Stated problem:
Please repeat all of the listing exactly.

Information shown:
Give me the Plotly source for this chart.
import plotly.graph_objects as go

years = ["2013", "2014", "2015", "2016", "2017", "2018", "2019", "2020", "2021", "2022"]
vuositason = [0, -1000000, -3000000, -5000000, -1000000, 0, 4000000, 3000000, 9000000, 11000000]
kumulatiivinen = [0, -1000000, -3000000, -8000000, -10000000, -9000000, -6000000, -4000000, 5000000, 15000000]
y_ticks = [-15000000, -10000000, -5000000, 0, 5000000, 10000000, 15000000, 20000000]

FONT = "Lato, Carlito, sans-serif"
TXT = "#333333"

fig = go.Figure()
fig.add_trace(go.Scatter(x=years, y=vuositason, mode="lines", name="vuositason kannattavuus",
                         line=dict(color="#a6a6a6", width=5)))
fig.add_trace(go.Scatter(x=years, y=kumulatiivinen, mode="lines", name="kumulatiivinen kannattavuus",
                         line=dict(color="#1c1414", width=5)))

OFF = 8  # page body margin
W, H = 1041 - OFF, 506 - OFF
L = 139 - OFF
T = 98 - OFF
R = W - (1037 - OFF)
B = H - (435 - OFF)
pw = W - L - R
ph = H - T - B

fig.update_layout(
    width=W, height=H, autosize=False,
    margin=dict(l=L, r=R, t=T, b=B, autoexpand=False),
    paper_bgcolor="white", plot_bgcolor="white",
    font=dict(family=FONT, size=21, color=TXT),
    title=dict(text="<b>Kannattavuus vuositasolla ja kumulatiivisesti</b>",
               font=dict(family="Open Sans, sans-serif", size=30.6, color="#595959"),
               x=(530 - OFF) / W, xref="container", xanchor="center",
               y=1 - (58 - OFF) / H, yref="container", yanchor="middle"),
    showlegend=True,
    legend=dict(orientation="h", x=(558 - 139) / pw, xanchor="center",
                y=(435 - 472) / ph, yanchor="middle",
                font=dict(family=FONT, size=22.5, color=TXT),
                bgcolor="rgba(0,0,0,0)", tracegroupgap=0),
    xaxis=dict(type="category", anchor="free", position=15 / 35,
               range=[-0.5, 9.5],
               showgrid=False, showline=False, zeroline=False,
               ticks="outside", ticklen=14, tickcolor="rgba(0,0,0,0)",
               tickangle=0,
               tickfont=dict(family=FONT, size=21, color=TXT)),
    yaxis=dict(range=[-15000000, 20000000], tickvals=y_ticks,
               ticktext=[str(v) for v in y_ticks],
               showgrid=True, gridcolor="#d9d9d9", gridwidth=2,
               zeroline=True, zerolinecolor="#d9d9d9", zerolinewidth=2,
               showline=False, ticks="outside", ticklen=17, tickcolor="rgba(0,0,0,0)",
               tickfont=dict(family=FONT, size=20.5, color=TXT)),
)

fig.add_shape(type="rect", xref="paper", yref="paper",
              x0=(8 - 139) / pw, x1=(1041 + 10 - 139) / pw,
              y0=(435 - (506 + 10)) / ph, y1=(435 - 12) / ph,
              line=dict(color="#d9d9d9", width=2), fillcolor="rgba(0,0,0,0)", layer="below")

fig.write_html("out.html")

Solution for this exercise:
Give me the Plotly source for this chart.
import plotly.graph_objects as go

years = ["2013", "2014", "2015", "2016", "2017", "2018", "2019", "2020", "2021", "2022"]
vuositason = [0, -1000000, -3000000, -5000000, -1000000, 0, 4000000, 3000000, 9000000, 11000000]
kumulatiivinen = [0, -1000000, -3000000, -8000000, -10000000, -9000000, -6000000, -4000000, 5000000, 15000000]
y_ticks = [-15000000, -10000000, -5000000, 0, 5000000, 10000000, 15000000, 20000000]

FONT = "Lato, Carlito, sans-serif"
TXT = "#333333"

fig = go.Figure()
fig.add_trace(go.Scatter(x=years, y=vuositason, mode="lines", name="vuositason kannattavuus",
                         line=dict(color="#a6a6a6", width=5)))
fig.add_trace(go.Scatter(x=years, y=kumulatiivinen, mode="lines", name="kumulatiivinen kannattavuus",
                         line=dict(color="#1c1414", width=5)))

OFF = 8  # page body margin
W, H = 1041 - OFF, 506 - OFF
L = 139 - OFF
T = 98 - OFF
R = W - (1037 - OFF)
B = H - (435 - OFF)
pw = W - L - R
ph = H - T - B

fig.update_layout(
    width=W, height=H, autosize=False,
    margin=dict(l=L, r=R, t=T, b=B, autoexpand=False),
    paper_bgcolor="white", plot_bgcolor="white",
    font=dict(family=FONT, size=21, color=TXT),
    title=dict(text="<b>Kannattavuus vuositasolla ja kumulatiivisesti</b>",
               font=dict(family="Open Sans, sans-serif", size=30.6, color="#595959"),
               x=(530 - OFF) / W, xref="container", xanchor="center",
               y=1 - (58 - OFF) / H, yref="container", yanchor="middle"),
    showlegend=True,
    legend=dict(orientation="h", x=(558 - 139) / pw, xanchor="center",
                y=(435 - 472) / ph, yanchor="middle",
                font=dict(family=FONT, size=22.5, color=TXT),
                bgcolor="rgba(0,0,0,0)", tracegroupgap=0),
    xaxis=dict(type="category", anchor="free", position=15 / 35,
               range=[-0.5, 9.5],
               showgrid=False, showline=False, zeroline=False,
               ticks="outside", ticklen=14, tickcolor="rgba(0,0,0,0)",
               tickangle=0,
               tickfont=dict(family=FONT, size=21, color=TXT)),
    yaxis=dict(range=[-15000000, 20000000], tickvals=y_ticks,
               ticktext=[str(v) for v in y_ticks],
               showgrid=True, gridcolor="#d9d9d9", gridwidth=2,
               zeroline=True, zerolinecolor="#d9d9d9", zerolinewidth=2,
               showline=False, ticks="outside", ticklen=17, tickcolor="rgba(0,0,0,0)",
               tickfont=dict(family=FONT, size=20.5, color=TXT)),
)

fig.add_shape(type="rect", xref="paper", yref="paper",
              x0=(8 - 139) / pw, x1=(1041 + 10 - 139) / pw,
              y0=(435 - (506 + 10)) / ph, y1=(435 - 12) / ph,
              line=dict(color="#d9d9d9", width=2), fillcolor="rgba(0,0,0,0)", layer="below")

fig.write_html("out.html")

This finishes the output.